--- START OF Given data ---

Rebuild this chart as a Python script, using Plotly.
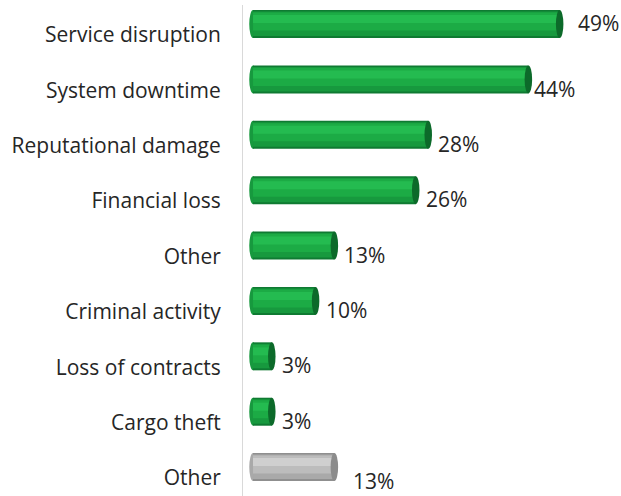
import plotly.graph_objects as go

categories = ["Service disruption", "System downtime", "Reputational damage",
              "Financial loss", "Other", "Criminal activity",
              "Loss of contracts", "Cargo theft", "Other"]
values = [49, 44, 28, 26, 13, 10, 3, 3, 13]
value_labels = ["49%", "44%", "28%", "26%", "13%", "10%", "3%", "3%", "13%"]
is_grey = [False] * 8 + [True]

pos = list(range(len(categories)))

# style: cylinder shading colours (edge, body, mid, highlight, cap)
GREEN = ("#0f7a32", "#17993e", "#1cab45", "#24bb50", "#0c6a2a")
GREY = ("#8f8f8f", "#a9a9a9", "#bcbcbc", "#cfcfcf", "#8c8c8c")

def pal(k):
    return [(GREY if g else GREEN)[k] for g in is_grey]

PX = 55.375          # pixels per category step
W = 28 / PX          # full bar thickness
OFF = -0.45          # bar top relative to category centre
# (colour index, top px, height px)
layers = [(0, 0, 28), (1, 1.5, 24.5), (2, 2.5, 18), (3, 5, 8)]

fig = go.Figure()
for k, top, h in layers:
    fig.add_trace(go.Bar(
        x=values, y=pos, orientation="h", width=h / PX, offset=OFF + top / PX,
        marker=dict(color=pal(k), line=dict(width=0)),
        hoverinfo="skip", showlegend=False))

shapes = []
for p, v, g in zip(pos, values, is_grey):
    c = GREY if g else GREEN
    shapes.append(dict(type="circle", xref="x", yref="y", layer="below",
                       x0=-0.6, x1=0.6, y0=p + OFF, y1=p + OFF + W,
                       fillcolor=c[1], line=dict(width=0)))
    shapes.append(dict(type="circle", xref="x", yref="y", layer="above",
                       x0=v - 0.6, x1=v + 0.6, y0=p + OFF, y1=p + OFF + W,
                       fillcolor=c[4], line=dict(width=0)))

# style: label offsets (px)
label_shift = {0: (12, 12), 1: (0, 1), 8: (13, -3)}
annotations = []
for p, v, t in zip(pos, values, value_labels):
    xs, ys = label_shift.get(p, (4, 2))
    annotations.append(dict(x=v, y=p, xref="x", yref="y", text=t,
                            showarrow=False, xanchor="left", yanchor="middle",
                            xshift=xs + 4, yshift=ys,
                            font=dict(family="Open Sans", size=21, color="#262626")))

fig.update_layout(
    width=621, height=496,
    margin=dict(l=243, r=0, t=5, b=0),
    paper_bgcolor="white", plot_bgcolor="white",
    barmode="overlay",
    shapes=shapes, annotations=annotations,
    xaxis=dict(range=[-1.6, 58.8], visible=False, fixedrange=True),
    yaxis=dict(range=[8.325, -0.542], tickmode="array", tickvals=pos,
               ticktext=categories, showgrid=False, zeroline=False,
               showline=True, linecolor="#d9d9d9", linewidth=1,
               ticks="", ticklabelstandoff=17, automargin=False,
               tickfont=dict(family="Open Sans", size=21, color="#262626")),
    font=dict(family="Open Sans"),
)

fig.write_html("out.html", config={"displayModeBar": False},
               post_script="document.body.style.margin='0';document.body.style.padding='0';")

--- END OF Given data ---

Restate the data word for word from its first line through the line with "pos = list(range(len(categories)))", leaving out any picture along the way.

■ **Answer to this exercise**:
Rebuild this chart as a Python script, using Plotly.
import plotly.graph_objects as go

categories = ["Service disruption", "System downtime", "Reputational damage",
              "Financial loss", "Other", "Criminal activity",
              "Loss of contracts", "Cargo theft", "Other"]
values = [49, 44, 28, 26, 13, 10, 3, 3, 13]
value_labels = ["49%", "44%", "28%", "26%", "13%", "10%", "3%", "3%", "13%"]
is_grey = [False] * 8 + [True]

pos = list(range(len(categories)))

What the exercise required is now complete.